My first impression of the pic was moly or similar. As others have said, it's hard to tell if the place is a hole or something on the surface, much less definitively identify it. Clean it well and look again.
 
It does look like a pit. Could have been an inclusion or could be from rust. I have a friend that has a Krieger that has rust pits a couple inches back from the crown. Stainless will rust in humid conditions. The last group he shot was a 5" 10 shot group at 1k, came in 2nd place at our championship match and won a scope with that pitted barrel. We talked about cutting off the last 2'" but I dont think he wants to anymore. That pit is not whats limiting that rifle's accuracy imo.
 
That is pitting of the bore, nothing can be done about it. I personally have seen way worse barrels than that shoot excellent. If the gun dont know, dont tell it keep it a secret.:D
 
Well I am not one to give up easily. That combined with the diversity of opinions here caused me to clean the barrel again. I gave it a good soaking with Bore Tech C4 Carbon eliminator. Ran three wet patches followed by scrubbing with a wet nylon brush. Let it set for 10 minutes. Then made 10 passes both ways with a new bronze brush before drying it with three patches. Well guess what? The anomaly is gone! I cannot find anything in the grooves in the last 6" of the barrel.

There is something on the lands that deserves further cleaning though.

WIN_20200119_15_17_44_Pro.jpg WIN_20200119_15_18_24_Pro.jpg WIN_20200119_15_23_08_Pro.jpg
 
As has been noted, it can be very difficult to correctly identify something in a borescope image at an online shooting forum. Whatever it is, I think there are some patch fibers caught in it. Assuming the rifle shoots well, this might be another example of Borescope Anxiety Disorder (BAD). Hard to tell from the images ;).
 
I believe what is left to be carbon fouling. I will clean it one more time. I expect what is showing in the last pictures will clean out.

I could not have come this far without a borescope.
 
I believe what is left to be carbon fouling. I will clean it one more time. I expect what is showing in the last pictures will clean out.

I could not have come this far without a borescope.
I'd be a little concerned with whatever is going on at the far left of the last image, though.
 
Dusty, I agree. I am new to a borescopes and have a lot to learn. My first thoughts were it was a pit or depression. I could not believe a $300 barrel would have pitting issues. The barrel has never been abused or over heated. I always clean every 50 to 100 rounds. I am starting to believe carbon deposits can be difficult to get out.

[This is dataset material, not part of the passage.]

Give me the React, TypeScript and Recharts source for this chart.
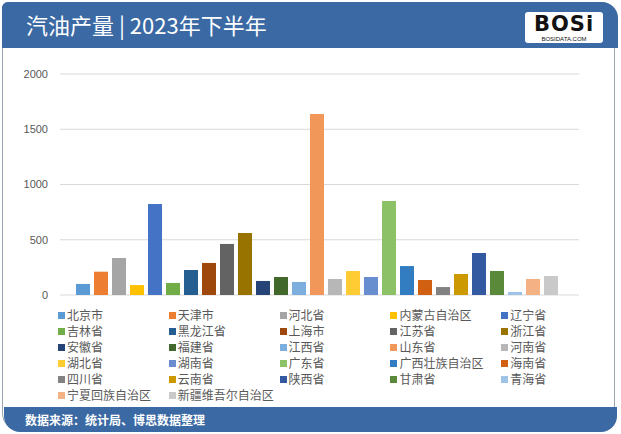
import React from "react";
import { BarChart, Bar, XAxis, YAxis, CartesianGrid } from "recharts";

const provinces = [
  "北京市", "天津市", "河北省", "内蒙古自治区", "辽宁省",
  "吉林省", "黑龙江省", "上海市", "江苏省", "浙江省",
  "安徽省", "福建省", "江西省", "山东省", "河南省",
  "湖北省", "湖南省", "广东省", "广西壮族自治区", "海南省",
  "四川省", "云南省", "陕西省", "甘肃省", "青海省",
  "宁夏回族自治区", "新疆维吾尔自治区",
];

const output = [
  100, 211, 335, 90, 824,
  109, 226, 290, 462, 561,
  127, 163, 118, 1638, 145,
  217, 163, 851, 262, 136,
  72, 190, 380, 217, 27,
  145, 172,
];

const colors = [
  "#5B9BD5", "#ED7D31", "#A5A5A5", "#FFC000", "#4472C4",
  "#70AD47", "#255E91", "#9E480E", "#636363", "#997300",
  "#264478", "#43682B", "#7CAFDD", "#F1975A", "#B7B7B7",
  "#FFCD33", "#698ED0", "#8CC168", "#327DC2", "#D26012",
  "#828282", "#CC9A00", "#335AA1", "#5A8A39", "#9DC3E6",
  "#F4B183", "#C9C9C9",
];

const yTicks = [0, 500, 1000, 1500, 2000];

const row: Record<string, string | number> = { name: "2023年下半年" };
provinces.forEach((p, i) => {
  row[p] = output[i];
});
const data = [row];

const BLUE = "#3a69a3";
const FONT = "'Noto Sans CJK SC', 'Noto Sans', sans-serif";

const Logo = () => (
  <div
    style={{
      position: "absolute",
      left: 525,
      top: 12,
      width: 78,
      height: 31,
      background: "#fff",
      borderRadius: 3,
      textAlign: "center",
      lineHeight: 1,
    }}
  >
    <div
      style={{
        fontFamily: "'DejaVu Sans', sans-serif",
        fontWeight: 900,
        fontSize: 21,
        letterSpacing: 1,
        color: "#111",
        marginTop: 2,
      }}
    >
      BOSi
    </div>
    <div style={{ fontFamily: "'Liberation Sans', sans-serif", fontSize: 6, color: "#111", marginTop: 1 }}>
      BOSIDATA.COM
    </div>
  </div>
);

const LegendBlock = () => (
  <div style={{ position: "absolute", left: 58, top: 307, width: 560 }}>
    {provinces.map((p, i) => (
      <div
        key={p}
        style={{
          position: "absolute",
          left: (i % 5) * 110.8,
          top: Math.floor(i / 5) * 16,
          display: "flex",
          alignItems: "center",
          fontSize: 12,
          lineHeight: "16px",
          color: "#595959",
          whiteSpace: "nowrap",
        }}
      >
        <span style={{ width: 7, height: 7, background: colors[i], marginRight: 2, display: "inline-block" }} />
        {p}
      </div>
    ))}
  </div>
);

export default function App() {
  return (
    <div
      style={{
        position: "fixed",
        left: 0,
        top: 0,
        width: 621,
        height: 434,
        background: "#fff",
        fontFamily: FONT,
        overflow: "hidden",
      }}
    >
      {/* card frame */}
      <div
        style={{
          position: "absolute",
          left: 2,
          top: 2,
          width: 613,
          height: 428,
          border: "1px solid #9aa6b4",
          borderRadius: "6px 16px 16px 16px",
          boxSizing: "border-box",
        }}
      />
      <div
        style={{
          position: "absolute",
          left: 2,
          top: 2,
          width: 616,
          height: 46,
          background: BLUE,
          borderRadius: "6px 16px 0 0",
        }}
      />
      <div
        style={{
          position: "absolute",
          left: 26,
          top: 11,
          color: "#fff",
          fontSize: 22,
          lineHeight: "26px",
        }}
      >
        汽油产量 | 2023年下半年
      </div>
      <Logo />

      <div style={{ position: "absolute", left: 0, top: 0 }}>
        <BarChart
          width={621}
          height={434}
          data={data}
          margin={{ top: 74, right: 42, bottom: 139, left: 0 }}
          barCategoryGap={16}
          barGap={4}
        >
          <CartesianGrid vertical={false} stroke="#d9d9d9" />
          <XAxis dataKey="name" hide />
          <YAxis
            width={60}
            domain={[0, 2000]}
            ticks={yTicks}
            axisLine={false}
            tickLine={false}
            tickSize={6}
            tickMargin={6}
            tick={{ fill: "#595959", fontSize: 11, fontFamily: "'Liberation Sans', sans-serif" }}
          />
          {provinces.map((p, i) => (
            <Bar key={p} dataKey={p} fill={colors[i]} isAnimationActive={false} />
          ))}
        </BarChart>
      </div>

      <LegendBlock />

      <div
        style={{
          position: "absolute",
          left: 4,
          top: 407,
          width: 613,
          height: 25,
          background: BLUE,
          borderRadius: "0 0 16px 16px",
        }}
      />
      <div
        style={{
          position: "absolute",
          left: 25,
          top: 412,
          color: "#fff",
          fontSize: 12,
          fontWeight: 700,
          lineHeight: "16px",
        }}
      >
        数据来源：统计局、博思数据整理
      </div>
    </div>
  );
}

I first scrubbed it with Shooters Choice and a bronze brush to first remove the carbon. Then I used Bore Tech Copper Eliminator to remove the copper. Maybe those carbon deposits have been there for a long time.
 
How many shots will you have to shoot it to get the barrel to settle downs after you finish cleaning it to spotless?
 
It either shoots or it does not. That is not the cause of any accuracy issues. If your car is not running well taking a photo of the outside of it or the interior or under the hood or in the cylinder bore is not the best way to diagnose it. Give a kid a hammer everything becomes a nail. LOL
 
Material imperfection exposed by machining. I have looked thru new and old barrels. One might expect less level of occlusions in rifle barrel grade material. Is what it is. Probly insignificant.
Run it or toss it.
Run it i say.
 
GE makes such a system and I use it at work. It measures the depth or height of a defect to .001" and it is calibrated to standards that are NIST traceable. --Jerry
Noooo! People already talk like .0002 is some huge amount. Imagine if the could actually see it! Lol!